____ Recorded information

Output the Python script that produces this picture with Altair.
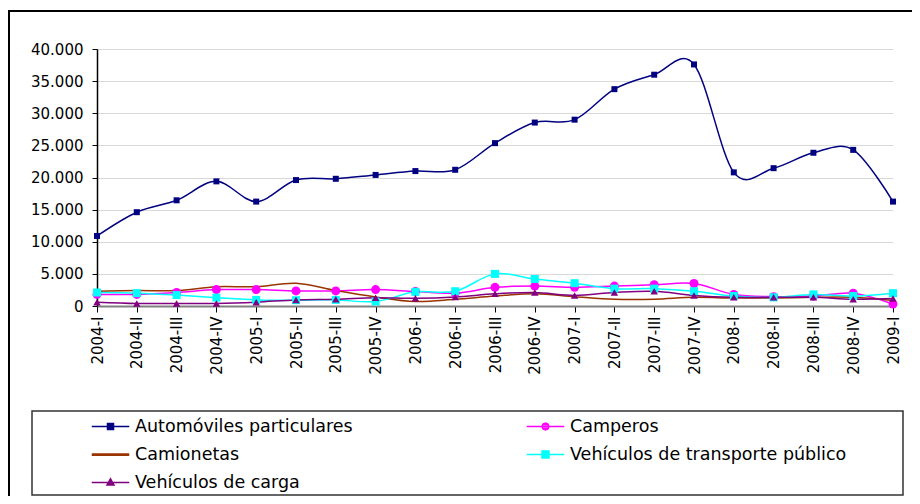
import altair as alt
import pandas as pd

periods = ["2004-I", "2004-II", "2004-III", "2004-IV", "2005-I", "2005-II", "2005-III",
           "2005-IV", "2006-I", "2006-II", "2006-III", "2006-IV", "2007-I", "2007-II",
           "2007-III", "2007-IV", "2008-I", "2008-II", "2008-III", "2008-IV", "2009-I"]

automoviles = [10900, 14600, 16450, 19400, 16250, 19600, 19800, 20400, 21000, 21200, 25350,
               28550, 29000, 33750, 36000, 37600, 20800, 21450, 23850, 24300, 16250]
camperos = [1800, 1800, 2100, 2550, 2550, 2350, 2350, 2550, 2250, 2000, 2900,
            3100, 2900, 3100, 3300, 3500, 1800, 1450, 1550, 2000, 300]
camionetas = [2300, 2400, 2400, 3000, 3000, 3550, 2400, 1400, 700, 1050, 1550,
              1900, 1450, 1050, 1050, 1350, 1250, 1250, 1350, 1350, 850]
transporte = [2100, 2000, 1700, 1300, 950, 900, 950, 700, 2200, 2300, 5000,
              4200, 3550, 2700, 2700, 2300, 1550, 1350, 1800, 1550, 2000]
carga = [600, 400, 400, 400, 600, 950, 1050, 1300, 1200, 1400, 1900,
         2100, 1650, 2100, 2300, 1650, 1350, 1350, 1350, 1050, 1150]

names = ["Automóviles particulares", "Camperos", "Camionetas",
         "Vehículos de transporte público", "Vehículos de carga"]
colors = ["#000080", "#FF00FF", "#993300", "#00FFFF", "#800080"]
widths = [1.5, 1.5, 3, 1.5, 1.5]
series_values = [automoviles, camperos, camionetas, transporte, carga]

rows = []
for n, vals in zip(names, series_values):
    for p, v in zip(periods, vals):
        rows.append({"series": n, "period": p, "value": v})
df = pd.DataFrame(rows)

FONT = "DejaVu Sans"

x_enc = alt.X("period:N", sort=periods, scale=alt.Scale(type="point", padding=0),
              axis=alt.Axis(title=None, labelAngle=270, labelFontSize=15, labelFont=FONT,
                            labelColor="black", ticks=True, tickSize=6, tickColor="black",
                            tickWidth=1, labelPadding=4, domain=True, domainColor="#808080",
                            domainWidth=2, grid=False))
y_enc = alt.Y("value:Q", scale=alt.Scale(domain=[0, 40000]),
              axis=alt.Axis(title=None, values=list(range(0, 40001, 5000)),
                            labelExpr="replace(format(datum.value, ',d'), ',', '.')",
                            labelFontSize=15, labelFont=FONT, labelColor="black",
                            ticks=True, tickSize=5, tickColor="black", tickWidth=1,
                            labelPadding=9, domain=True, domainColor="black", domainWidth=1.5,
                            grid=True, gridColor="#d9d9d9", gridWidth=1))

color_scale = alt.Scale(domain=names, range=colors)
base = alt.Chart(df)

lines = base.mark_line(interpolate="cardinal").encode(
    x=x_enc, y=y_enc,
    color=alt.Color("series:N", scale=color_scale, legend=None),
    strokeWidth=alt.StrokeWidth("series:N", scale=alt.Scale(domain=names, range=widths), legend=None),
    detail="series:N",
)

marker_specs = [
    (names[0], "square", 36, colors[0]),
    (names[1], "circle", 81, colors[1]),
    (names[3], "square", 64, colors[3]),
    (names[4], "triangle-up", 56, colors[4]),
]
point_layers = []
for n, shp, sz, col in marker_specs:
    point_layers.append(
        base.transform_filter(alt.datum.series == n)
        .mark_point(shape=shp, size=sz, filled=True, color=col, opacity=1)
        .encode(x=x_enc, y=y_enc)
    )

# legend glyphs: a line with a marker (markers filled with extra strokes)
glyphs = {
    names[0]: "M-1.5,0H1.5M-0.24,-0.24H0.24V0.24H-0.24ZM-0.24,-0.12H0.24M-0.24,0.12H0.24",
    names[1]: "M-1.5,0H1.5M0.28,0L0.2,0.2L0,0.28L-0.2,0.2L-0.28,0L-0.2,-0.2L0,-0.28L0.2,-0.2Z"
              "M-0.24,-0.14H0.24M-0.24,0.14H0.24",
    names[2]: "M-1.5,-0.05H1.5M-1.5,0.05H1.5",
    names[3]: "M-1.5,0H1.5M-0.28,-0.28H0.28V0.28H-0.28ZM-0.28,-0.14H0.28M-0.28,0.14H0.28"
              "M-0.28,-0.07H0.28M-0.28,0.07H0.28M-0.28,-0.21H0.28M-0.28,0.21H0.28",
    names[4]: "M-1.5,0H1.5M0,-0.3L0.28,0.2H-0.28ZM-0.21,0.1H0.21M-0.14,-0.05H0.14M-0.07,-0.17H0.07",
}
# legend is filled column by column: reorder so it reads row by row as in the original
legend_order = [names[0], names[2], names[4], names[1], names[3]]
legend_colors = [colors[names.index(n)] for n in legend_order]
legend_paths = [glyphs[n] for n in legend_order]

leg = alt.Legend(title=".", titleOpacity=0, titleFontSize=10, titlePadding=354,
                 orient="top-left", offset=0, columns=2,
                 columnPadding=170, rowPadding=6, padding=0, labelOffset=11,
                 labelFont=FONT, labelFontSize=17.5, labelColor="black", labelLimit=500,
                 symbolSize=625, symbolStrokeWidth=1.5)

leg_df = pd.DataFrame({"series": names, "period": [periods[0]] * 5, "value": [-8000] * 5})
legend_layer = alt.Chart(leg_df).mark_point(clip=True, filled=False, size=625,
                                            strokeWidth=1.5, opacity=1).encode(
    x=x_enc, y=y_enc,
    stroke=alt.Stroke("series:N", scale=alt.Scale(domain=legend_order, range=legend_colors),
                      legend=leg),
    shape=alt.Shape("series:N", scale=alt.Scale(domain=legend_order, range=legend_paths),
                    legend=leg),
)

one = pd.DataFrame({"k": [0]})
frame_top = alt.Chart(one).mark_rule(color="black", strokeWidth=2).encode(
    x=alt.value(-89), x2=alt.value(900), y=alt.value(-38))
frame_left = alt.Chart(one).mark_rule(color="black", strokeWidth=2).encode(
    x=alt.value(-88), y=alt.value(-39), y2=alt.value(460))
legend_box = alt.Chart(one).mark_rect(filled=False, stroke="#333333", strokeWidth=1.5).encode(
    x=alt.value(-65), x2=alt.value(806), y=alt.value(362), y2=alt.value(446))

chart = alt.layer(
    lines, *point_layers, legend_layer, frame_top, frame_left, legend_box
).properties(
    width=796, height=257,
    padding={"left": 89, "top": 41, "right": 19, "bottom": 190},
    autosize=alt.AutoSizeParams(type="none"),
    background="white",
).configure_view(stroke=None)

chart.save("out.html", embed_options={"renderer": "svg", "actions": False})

________
____ Recorded information

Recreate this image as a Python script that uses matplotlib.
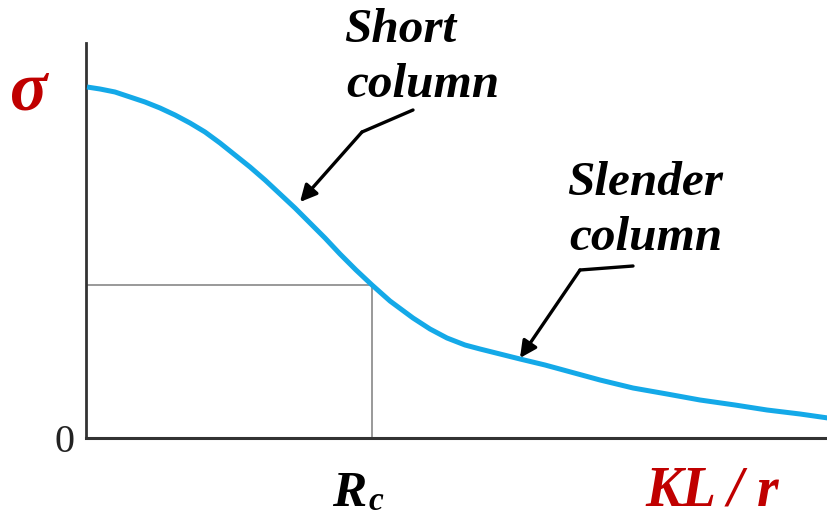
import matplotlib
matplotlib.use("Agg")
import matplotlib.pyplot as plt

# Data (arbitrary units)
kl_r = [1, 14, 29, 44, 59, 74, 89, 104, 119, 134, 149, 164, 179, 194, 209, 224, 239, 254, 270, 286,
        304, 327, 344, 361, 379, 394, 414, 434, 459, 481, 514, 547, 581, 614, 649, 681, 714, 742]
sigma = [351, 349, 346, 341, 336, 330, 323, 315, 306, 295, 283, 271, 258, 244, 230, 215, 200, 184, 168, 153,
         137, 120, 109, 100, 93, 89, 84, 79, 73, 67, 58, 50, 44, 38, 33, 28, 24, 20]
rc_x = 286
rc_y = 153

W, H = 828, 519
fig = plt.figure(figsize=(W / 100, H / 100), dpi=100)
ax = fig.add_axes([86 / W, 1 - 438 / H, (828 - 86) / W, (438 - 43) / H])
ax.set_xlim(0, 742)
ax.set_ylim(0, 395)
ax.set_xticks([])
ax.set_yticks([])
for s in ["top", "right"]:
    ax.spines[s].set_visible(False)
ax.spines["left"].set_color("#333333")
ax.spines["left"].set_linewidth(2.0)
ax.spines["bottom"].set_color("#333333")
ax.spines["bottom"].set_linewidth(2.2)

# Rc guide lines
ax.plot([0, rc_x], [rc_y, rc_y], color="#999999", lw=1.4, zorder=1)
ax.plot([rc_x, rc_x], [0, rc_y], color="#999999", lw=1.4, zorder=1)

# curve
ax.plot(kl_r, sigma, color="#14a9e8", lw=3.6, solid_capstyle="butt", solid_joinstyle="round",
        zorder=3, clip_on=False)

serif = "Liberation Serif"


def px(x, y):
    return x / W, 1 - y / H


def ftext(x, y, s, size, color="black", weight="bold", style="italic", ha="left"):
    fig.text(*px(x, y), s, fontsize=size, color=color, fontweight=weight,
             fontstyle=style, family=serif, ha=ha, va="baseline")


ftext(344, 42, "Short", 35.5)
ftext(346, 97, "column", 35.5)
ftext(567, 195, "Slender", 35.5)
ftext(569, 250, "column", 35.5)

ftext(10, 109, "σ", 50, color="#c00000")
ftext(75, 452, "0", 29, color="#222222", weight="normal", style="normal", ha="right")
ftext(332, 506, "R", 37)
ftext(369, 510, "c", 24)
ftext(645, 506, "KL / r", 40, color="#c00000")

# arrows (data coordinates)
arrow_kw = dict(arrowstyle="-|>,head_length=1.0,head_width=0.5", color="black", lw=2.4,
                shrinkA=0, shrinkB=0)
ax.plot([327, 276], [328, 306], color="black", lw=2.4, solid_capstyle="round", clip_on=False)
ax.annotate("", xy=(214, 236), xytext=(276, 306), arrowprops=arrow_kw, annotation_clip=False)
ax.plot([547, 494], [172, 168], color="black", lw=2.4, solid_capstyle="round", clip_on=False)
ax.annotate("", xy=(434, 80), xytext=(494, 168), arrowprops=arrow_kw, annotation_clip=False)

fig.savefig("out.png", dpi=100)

________
____ Recorded information

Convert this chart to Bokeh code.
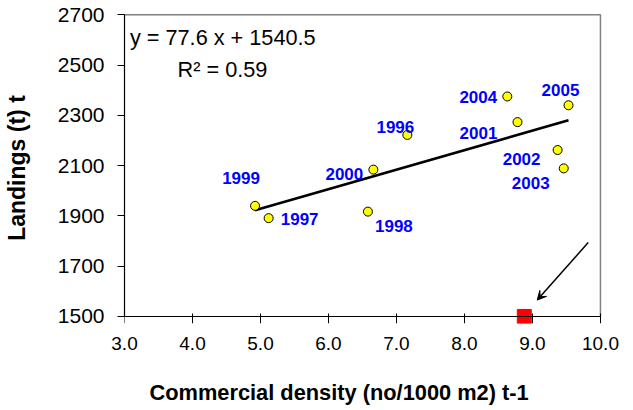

________

> Set task
Going through the entries above line by line, work out how many lines include the word "script". Only the number is required.

> Finished task
2